Many Tigers, One Roar
Howard Richards, BA ’88, stood on the sidelines as a Dallas Cowboys offensive lineman during what some say is NFL history’s most iconic moment. He watched helplessly as legendary quarterback Joe Montana delivered the end-zone strike to wide receiver Dwight Clark that gave the San Francisco 49ers a 28–27 victory in the 1982 NFC Championship.
“The Catch” has been replayed countless times on American TVs — and in Richards’ head.
“Ironically, one of my teammates at Mizzou, Eric Wright, played for the 49ers,” says Richards of the defensive back who helped San Francisco win Super Bowl XVI. “The Cowboys lost the NFC Championship game the following year, too, against the [eventual Super Bowl XVII champion] Washington Redskins. Those were my two best opportunities to get there.”

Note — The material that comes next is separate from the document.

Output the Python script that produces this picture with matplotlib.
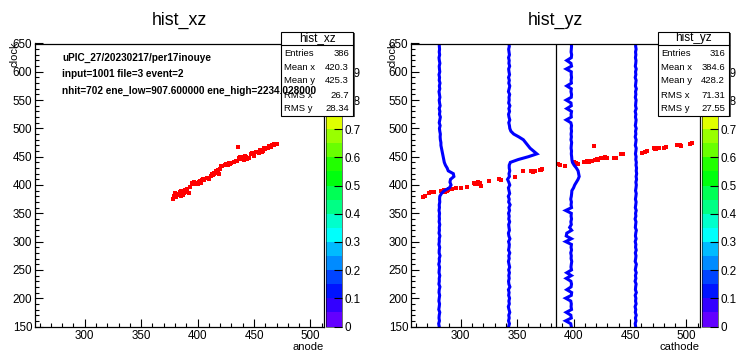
import colorsys
import numpy as np
import matplotlib
matplotlib.use("Agg")
import matplotlib.pyplot as plt
from matplotlib.colors import ListedColormap, BoundaryNorm
from matplotlib.cm import ScalarMappable
from matplotlib.patches import Rectangle
from matplotlib.ticker import MultipleLocator

plt.rcParams['font.family'] = ['Liberation Sans', 'DejaVu Sans']

# ---- data ----
# hist_xz hits (anode, clock)
xz_anode = [378, 379, 380, 381, 382, 383, 384, 385, 385, 386, 387, 388, 388, 389, 390,
            391, 392, 393, 395, 396, 397, 398, 399, 400, 401, 402, 403, 404, 405, 406,
            408, 410, 412, 413, 414, 415, 416, 417, 418, 419, 420, 421, 422, 424, 425,
            426, 427, 428, 429, 430, 432, 434, 435, 436, 437, 438, 439, 440, 441, 442,
            443, 444, 446, 447, 448, 450, 452, 454, 455, 456, 457, 458, 459, 460, 462,
            463, 464, 466, 467, 468, 469, 470,
            386, 387, 389, 390, 399, 400, 401, 414, 415, 425, 437, 438, 439, 448, 456,
            465, 468]
xz_clock = [375, 380, 386, 378, 382, 384, 387, 381, 389, 388, 383, 390, 386, 391, 389,
            393, 385, 396, 404, 401, 405, 403, 404, 401, 405, 407, 403, 409, 411, 408,
            412, 410, 416, 419, 418, 421, 424, 422, 426, 420, 428, 434, 433, 436, 435,
            437, 436, 439, 437, 438, 440, 443, 442, 468, 448, 446, 450, 447, 444, 452,
            449, 446, 448, 454, 456, 452, 459, 457, 462, 460, 458, 460, 466, 463, 465,
            469, 467, 471, 470, 473, 472, 472,
            386, 389, 387, 391, 402, 403, 403, 417, 420, 437, 446, 449, 448, 455, 462,
            468, 471]

# hist_yz hits (cathode, clock)
yz_cathode = [267, 268, 272, 274, 276, 283, 284, 285, 286, 287, 288, 289, 290, 292, 296,
              300, 306, 312, 314, 315, 316, 317, 318, 325, 334, 336, 348, 355, 362, 364,
              366, 370, 372, 386, 388, 392, 400, 402, 404, 409, 411, 412, 413, 414, 415,
              416, 418, 419, 420, 421, 422, 424, 426, 428, 430, 436, 438, 442, 444, 461,
              463, 465, 471, 473, 474, 476, 480, 482, 492, 494, 495, 503, 505,
              285, 286, 288, 313, 315, 365, 371, 412, 414, 421, 427, 472]
yz_clock = [378, 381, 386, 388, 387, 389, 390, 391, 388, 390, 392, 391, 393, 393, 394,
            395, 397, 403, 404, 405, 402, 404, 398, 407, 410, 409, 414, 425, 424, 423,
            425, 427, 428, 437, 436, 434, 440, 439, 437, 440, 441, 442, 441, 440, 443,
            442, 469, 444, 445, 445, 444, 448, 447, 449, 448, 447, 448, 455, 454, 457,
            458, 460, 465, 464, 466, 465, 466, 468, 470, 471, 469, 473, 474,
            389, 392, 389, 402, 403, 425, 426, 440, 442, 446, 447, 463]

# waveform traces drawn over hist_yz, sampled every 5 clocks
trace_clock = list(range(150, 651, 5))
trace1 = [281, 280.5, 281.2, 280.8, 281, 281.5, 280.6, 281, 281.3, 280.7,
          281, 281.4, 280.8, 281, 281.6, 280.7, 281.1, 281, 281.5, 280.8,
          281, 281.3, 280.6, 281.2, 281, 281.7, 280.9, 281, 281.4, 280.7,
          281.1, 281, 281.6, 280.8, 281.2, 281, 281.5, 280.9, 281.2, 281,
          281.3, 280.8, 281.2, 281.0, 281.5, 281.3,
          281.5, 283, 285.5, 290, 291.5, 290.5, 291, 294, 293.5, 289, 288, 286.5,
          285.5, 285, 284.5, 284, 283.5, 283, 282.5, 282.5, 282, 281.8, 282, 281.5,
          281.2, 281.8, 281, 281.5, 282, 281.2, 281.6, 281, 281.8, 281.3,
          281, 281.6, 281.2, 280.8, 281.5, 281.1, 281.7, 281, 281.3, 280.8,
          281.5, 281.2, 281, 281.6, 281.1, 280.8, 281.4, 281, 281.3, 281.1, 281]
trace2 = [342.5, 343.2, 342.4, 343, 342.6, 343.5, 342.8, 342.2, 343.1, 342.7,
          343.3, 342.5, 342.9, 342.3, 343.6, 342.7, 342.4, 343, 342.6, 343.2,
          342.5, 343.4, 342.8, 342.3, 343, 342.6, 343.5, 342.4, 342.9, 343.1,
          342.4, 343.6, 342.7, 342.3, 343.2, 342.8, 342.5, 343.4, 342.6, 343,
          342.4, 343.3, 342.7, 343.8, 342.5, 343, 342.2, 343.4, 342.8, 342.3,
          343.5, 342.6, 341.5, 343.2, 342.8, 343.5, 343,
          343, 344, 351, 360, 367.5, 364.5, 361.5, 359.5, 357.5, 355.5, 351.5, 347, 344.5, 343.5,
          343.2, 342.6, 343.5, 342.8, 342.4, 343.3, 342.7, 343.6, 342.5, 343,
          342.8, 343.4, 342.3, 342.9, 343.5, 342.6, 343.1, 342.4, 343.3, 342.8,
          342.5, 343.4, 342.7, 343, 342.4, 343.2, 342.8, 342.5, 343.1, 342.7]
trace3 = [398, 397.5, 393, 398, 397.6, 393.5, 398.2, 397.8, 398, 397.5,
          393, 398, 398.3, 394, 397.8, 398.2, 397.6, 393.5, 398, 394,
          398.2, 397.7, 398, 398.4, 397.8, 398, 397.5, 398.2, 397.8, 398.1,
          393, 398, 393.5, 394, 398.3, 396.5, 398, 397.6, 398.2, 397.8,
          398, 393, 398.2, 397.8, 398.1, 397.5, 398, 398.3, 398.5, 400,
          401, 402.5, 404, 405, 404.5, 404, 402.5, 400.5, 399, 398.5,
          398.3, 398, 398.2, 397.8, 398, 398.3, 397.7, 398.1, 397.8, 398.2,
          397.9, 398.2, 397.6, 393.5, 398, 397.8, 398.2, 394, 398, 397.7,
          393.5, 398, 398.2, 397.7, 398, 394, 398.1, 397.8, 398.2, 397.9,
          398, 393.5, 398.2, 397.7, 394, 398, 398.3, 397.8, 398, 398.2, 398]
trace4 = [455, 454.6, 455.3, 454.8, 455.5, 454.7, 455.1, 454.5, 455.4, 454.9,
          455.2, 454.6, 455.6, 454.8, 455, 455.4, 454.5, 455.2, 454.8, 455.5,
          454.7, 455.1, 455.6, 454.6, 455, 455.3, 454.7, 455.5, 454.9, 455.2,
          454.6, 455.4, 454.8, 455.1, 455.6, 454.7, 455, 455.3, 454.5, 455.2,
          454.9, 455.5, 454.7, 455.1, 455.4, 454.8, 455.2, 455.5, 454.9, 455.3,
          455.6, 455.2, 455.8, 455.4, 455.9, 455.5, 455.8, 455.3, 455.6, 455.1,
          455.4, 454.8, 455.2, 455.5, 454.7, 455.1, 455.4, 454.6, 455.2, 454.9,
          455.5, 454.7, 455.1, 455.4, 454.8, 455.2, 454.6, 455.5, 454.9, 455.1,
          455.4, 454.7, 455.2, 454.9, 455.6, 454.8, 455.1, 455.4, 454.6, 455.2,
          454.9, 455.5, 454.7, 455.1, 455.3, 454.8, 455.2, 454.9, 455.4, 455, 455]
yz_marker = 384

xz_stats = ["386", "420.3", "425.3", "26.7", "28.34"]
yz_stats = ["316", "384.6", "428.2", "71.31", "27.55"]
stat_names = ["Entries", "Mean x", "Mean y", "RMS x", "RMS y"]
info_lines = ["uPIC_27/20230217/per17inouye",
              "input=1001 file=3 event=2",
              "nhit=702 ene_low=907.600000 ene_high=2234.028000"]
cb_ticks = [0, 0.1, 0.2, 0.3, 0.4, 0.5, 0.6, 0.7, 0.8, 0.9, 1]
cb_labels = ["0", "0.1", "0.2", "0.3", "0.4", "0.5", "0.6", "0.7", "0.8", "0.9", "1"]

# ---- ROOT-ish "pretty" palette, 20 contours ----
pal = []
for k in range(20):
    i = int((k + 0.99) * 50 / 20)
    hue = 280 - (i + 1) * 280 / 50
    pal.append(colorsys.hls_to_rgb(hue / 360, 0.5, 1.0))
cmap = ListedColormap(pal)
norm = BoundaryNorm(np.linspace(0, 1, 21), 20)

W, H = 739, 352
fig = plt.figure(figsize=(W / 100, H / 100), dpi=100)


def px(x0, x1, ytop, ybot):
    return [x0 / W, 1 - ybot / H, (x1 - x0) / W, (ybot - ytop) / H]


def fx(x):
    return x / W


def fy(y):
    return 1 - y / H


def panel(xl, xr, title, xlabel, clock_x):
    ax = fig.add_axes(px(xl, xr, 43.5, 326.5))
    ax.set_xlim(256, 512)
    ax.set_ylim(150, 650)
    ax.xaxis.set_major_locator(MultipleLocator(50))
    ax.xaxis.set_minor_locator(MultipleLocator(10))
    ax.yaxis.set_major_locator(MultipleLocator(50))
    ax.yaxis.set_minor_locator(MultipleLocator(10))
    ax.tick_params(which='both', direction='in', top=False, right=False,
                   labelsize=8.4, width=0.8)
    ax.tick_params(which='major', length=5.8)
    ax.tick_params(which='minor', length=2.9)
    ax.tick_params(axis='x', pad=2.5)
    ax.tick_params(axis='y', pad=2)
    for s in ax.spines.values():
        s.set_linewidth(0.9)
    # colorbar
    cax = fig.add_axes(px(xr + 1.5, xr + 18, 44.5, 326.5))
    cb = fig.colorbar(ScalarMappable(norm=norm, cmap=cmap), cax=cax)
    cb.outline.set_linewidth(0.4)
    cb.set_ticks(cb_ticks)
    cb.set_ticklabels(cb_labels)
    cax.tick_params(direction='in', length=5.8, width=0.8, labelsize=8.4, pad=1.5)
    cax.minorticks_off()
    fig.text(fx((xl + xr) / 2), fy(20), title, ha='center', va='center', fontsize=12.8)
    fig.text(fx(xr), fy(347), xlabel, ha='right', va='center', fontsize=8)
    fig.text(fx(clock_x), fy(41), "clock", rotation=90, ha='center', va='top', fontsize=8)
    return ax


def stats(x0, x1, name, values):
    y0, y1, ysep = 31.7, 116, 45
    fig.add_artist(Rectangle((fx(x0 + 1.5), fy(y1 + 1.5)), (x1 - x0) / W, (y1 - y0) / H,
                             transform=fig.transFigure, facecolor='#555555',
                             edgecolor='none', zorder=4))
    fig.add_artist(Rectangle((fx(x0), fy(y1)), (x1 - x0) / W, (y1 - y0) / H,
                             transform=fig.transFigure, facecolor='white',
                             edgecolor='black', linewidth=0.8, zorder=4.1))
    fig.add_artist(plt.Line2D([fx(x0), fx(x1)], [fy(ysep), fy(ysep)],
                              transform=fig.transFigure, color='black', lw=0.8, zorder=4.2))
    fig.text(fx((x0 + x1) / 2), fy(38.5), name, ha='center', va='center',
             fontsize=8.5, zorder=4.3)
    for lab, val, yy in zip(stat_names, values, [53.3, 67.7, 80.3, 96, 109]):
        fig.text(fx(x0 + 3), fy(yy), lab, ha='left', va='center', fontsize=6.8, zorder=4.3)
        fig.text(fx(x1 - 4), fy(yy), val, ha='right', va='center', fontsize=6.8, zorder=4.3)


# left: hist_xz
ax1 = panel(35, 324, "hist_xz", "anode", 14.5)
ax1.scatter(xz_anode, xz_clock, marker='s', s=6, color='red', linewidths=0)
stats(281, 353, "hist_xz", xz_stats)
for line, yy in zip(info_lines, [57.7, 74.3, 90.7]):
    fig.text(fx(62), fy(yy), line, ha='left', va='center', fontsize=7.2,
             fontweight='bold', zorder=5)

# right: hist_yz
ax2 = panel(411, 700, "hist_yz", "cathode", 392)
ax2.scatter(yz_cathode, yz_clock, marker='s', s=6, color='red', linewidths=0)
for tr in [trace1, trace2, trace3, trace4]:
    ax2.plot(tr, trace_clock, color='#0000ff', lw=2.2, solid_joinstyle='miter')
ax2.axvline(yz_marker, color='black', lw=0.9)
stats(658, 729, "hist_yz", yz_stats)

fig.savefig("out.png", dpi=100)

These days, Richards’ football experience translates into insightful commentary in the Tiger Radio Network broadcast booth. He joined Mike Kelly and replaced John Kadlec, who retired in January 2011.
“I’m learning the game from a different perspective,” Howard says. “As a broadcaster, you have to take a team’s game plan and anticipate what their strategy will be on the field while looking for unexpected things to relay to the audience.”
Different perspectives are nothing new to Richards. After retiring from football in 1988, he answered a newspaper ad and took a job with the CIA. The 6-foot-6, 263-pounder worked on the protective staff of four CIA directors and eventually started a business as an independent international security contractor. He was also a real estate agent in Washington, D.C., and Virginia. But with a communications degree, he never lost the radio itch.
Richards was in Saudi Arabia when he learned Kadlec would hang up his headphones, so he called his alma mater to inquire about the position. Now, heading into year two, he will help narrate the Tigers’ transition to the SEC.
“The bottom line is, it’s talking about football,” Richards says. “That’s something that I have always done, and I’ve always been good at. To do it at Mizzou, I can’t think of a better opportunity to start my broadcasting career.”